Sentenza 12101/2023 Corte Cassazione
Questa sentenza deve rappresentare un “memento”, per tutti coloro che ritengono possibile dire “di tutto e di più” sulle persone che intendono contestare, dando una veste satirica agli abusi verbali e comportamentali.
Di fatto, stabilisce la Suprema Corte, che seppur la satira sia sottratta al “parametro della verità” (diversamente dalla cronaca e dalla critica), in quanto adopera un paradosso o una metafora surreale per stigmatizzare un evento o un personaggio, non può considerarsi esonerata dall’adoperare espressioni continenti e funzionali, rispetto allo scopo di denuncia sociale e politica che vuole perseguire.
Non ci deve essere, quindi, un’aggressione gratuita e distruttiva dell’onore e della reputazione del soggetto preso di mira: inoltre, la satira, non deve assumere nessuna funzione informativa e non deve veicolare fatti non storicamente corrispondenti al vero, pur se presentati in veste ironica e scherzosa.

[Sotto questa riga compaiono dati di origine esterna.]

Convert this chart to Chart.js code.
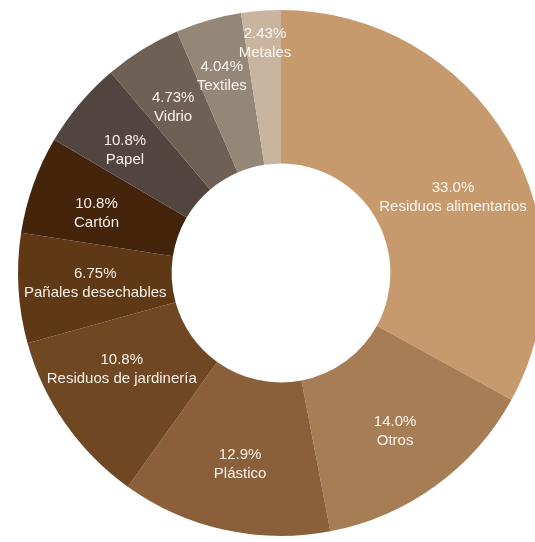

Nel caso specifico, la Corte ha ritenuto corretta l’esclusione dall’esimente invocata dal ricorrente il quale, nel corso di una manifestazione pubblica contro le politiche abitative del suo Comune, aveva storpiato (per assonanza), il cognome del primo cittadino, definendolo, appunto: “Sindaco Bruttocesso”.
Non tutto può essere concesso, in nome di una libertà di pensiero e di espressione!